• Task instructions: Skip every image and restate the data word for word.

__________

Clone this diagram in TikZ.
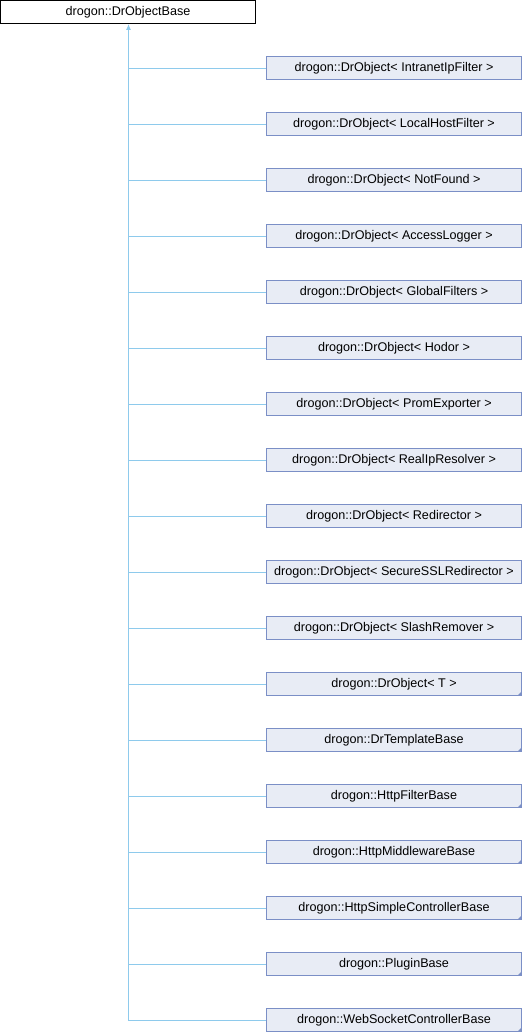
\documentclass[tikz,border=0pt]{standalone}
\usepackage{fontspec}
\setmainfont{Liberation Sans}
\usetikzlibrary{%
  arrows.meta,%
  calc%
}
\definecolor{edgeblue}{HTML}{8ECAEC}
\definecolor{boxfill}{HTML}{E8ECF5}
\definecolor{boxline}{HTML}{7B8FC6}
\tikzset{>=latex}
\tikzset{baseclass/.style = {draw=black, fill=white, line width=1pt,
      minimum width=255pt, minimum height=23pt, inner sep=0pt,
      font=\fontsize{12.6}{14}\selectfont},%
    derived/.style = {baseclass, draw=boxline, fill=boxfill},%
    inherit/.style = {draw=edgeblue, line width=1pt}}

\begin{document}
\begin{tikzpicture}[x=1pt,y=-1pt]
    \useasboundingbox (0,0) rectangle (522,1032);
    \node[baseclass] (base) at (128,12) {drogon::DrObjectBase};
    \foreach \lbl [count=\i from 0] in {%
        {drogon::DrObject< IntranetIpFilter >},%
        {drogon::DrObject< LocalHostFilter >},%
        {drogon::DrObject< NotFound >},%
        {drogon::DrObject< AccessLogger >},%
        {drogon::DrObject< GlobalFilters >},%
        {drogon::DrObject< Hodor >},%
        {drogon::DrObject< PromExporter >},%
        {drogon::DrObject< RealIpResolver >},%
        {drogon::DrObject< Redirector >},%
        {drogon::DrObject< SecureSSLRedirector >},%
        {drogon::DrObject< SlashRemover >},%
        {drogon::DrObject< T >},%
        {drogon::DrTemplateBase},%
        {drogon::HttpFilterBase},%
        {drogon::HttpMiddlewareBase},%
        {drogon::HttpSimpleControllerBase},%
        {drogon::PluginBase},%
        {drogon::WebSocketControllerBase}}
      \node[derived] (d\i) at (394,68+56*\i) {\lbl};
    % trunk up to the base class
    \coordinate (trunk) at (128.5,1020.5);
    \coordinate (tip) at (128.5,24);
    \draw[inherit,-{Latex[length=6pt,width=5pt]}] (trunk) -- (tip);
    \foreach \i in {0,...,17}{
      \coordinate (j\i) at ($(d\i.west)+(0,0.5)$);
      \draw[inherit] (j\i) -- (j\i -| trunk);
    }
    % marks for classes with more children
    \foreach \i in {11,...,17}
      \fill[boxline] ($(d\i.south east)+(-0.5,-0.5)$) -- ++(-4,0) -- ++(4,-4) -- cycle;
  \end{tikzpicture}
\end{document}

__________

• Response to this task:
Clone this diagram in TikZ.
\documentclass[tikz,border=0pt]{standalone}
\usepackage{fontspec}
\setmainfont{Liberation Sans}
\usetikzlibrary{%
  arrows.meta,%
  calc%
}
\definecolor{edgeblue}{HTML}{8ECAEC}
\definecolor{boxfill}{HTML}{E8ECF5}
\definecolor{boxline}{HTML}{7B8FC6}
\tikzset{>=latex}
\tikzset{baseclass/.style = {draw=black, fill=white, line width=1pt,
      minimum width=255pt, minimum height=23pt, inner sep=0pt,
      font=\fontsize{12.6}{14}\selectfont},%
    derived/.style = {baseclass, draw=boxline, fill=boxfill},%
    inherit/.style = {draw=edgeblue, line width=1pt}}

\begin{document}
\begin{tikzpicture}[x=1pt,y=-1pt]
    \useasboundingbox (0,0) rectangle (522,1032);
    \node[baseclass] (base) at (128,12) {drogon::DrObjectBase};
    \foreach \lbl [count=\i from 0] in {%
        {drogon::DrObject< IntranetIpFilter >},%
        {drogon::DrObject< LocalHostFilter >},%
        {drogon::DrObject< NotFound >},%
        {drogon::DrObject< AccessLogger >},%
        {drogon::DrObject< GlobalFilters >},%
        {drogon::DrObject< Hodor >},%
        {drogon::DrObject< PromExporter >},%
        {drogon::DrObject< RealIpResolver >},%
        {drogon::DrObject< Redirector >},%
        {drogon::DrObject< SecureSSLRedirector >},%
        {drogon::DrObject< SlashRemover >},%
        {drogon::DrObject< T >},%
        {drogon::DrTemplateBase},%
        {drogon::HttpFilterBase},%
        {drogon::HttpMiddlewareBase},%
        {drogon::HttpSimpleControllerBase},%
        {drogon::PluginBase},%
        {drogon::WebSocketControllerBase}}
      \node[derived] (d\i) at (394,68+56*\i) {\lbl};
    % trunk up to the base class
    \coordinate (trunk) at (128.5,1020.5);
    \coordinate (tip) at (128.5,24);
    \draw[inherit,-{Latex[length=6pt,width=5pt]}] (trunk) -- (tip);
    \foreach \i in {0,...,17}{
      \coordinate (j\i) at ($(d\i.west)+(0,0.5)$);
      \draw[inherit] (j\i) -- (j\i -| trunk);
    }
    % marks for classes with more children
    \foreach \i in {11,...,17}
      \fill[boxline] ($(d\i.south east)+(-0.5,-0.5)$) -- ++(-4,0) -- ++(4,-4) -- cycle;
  \end{tikzpicture}
\end{document}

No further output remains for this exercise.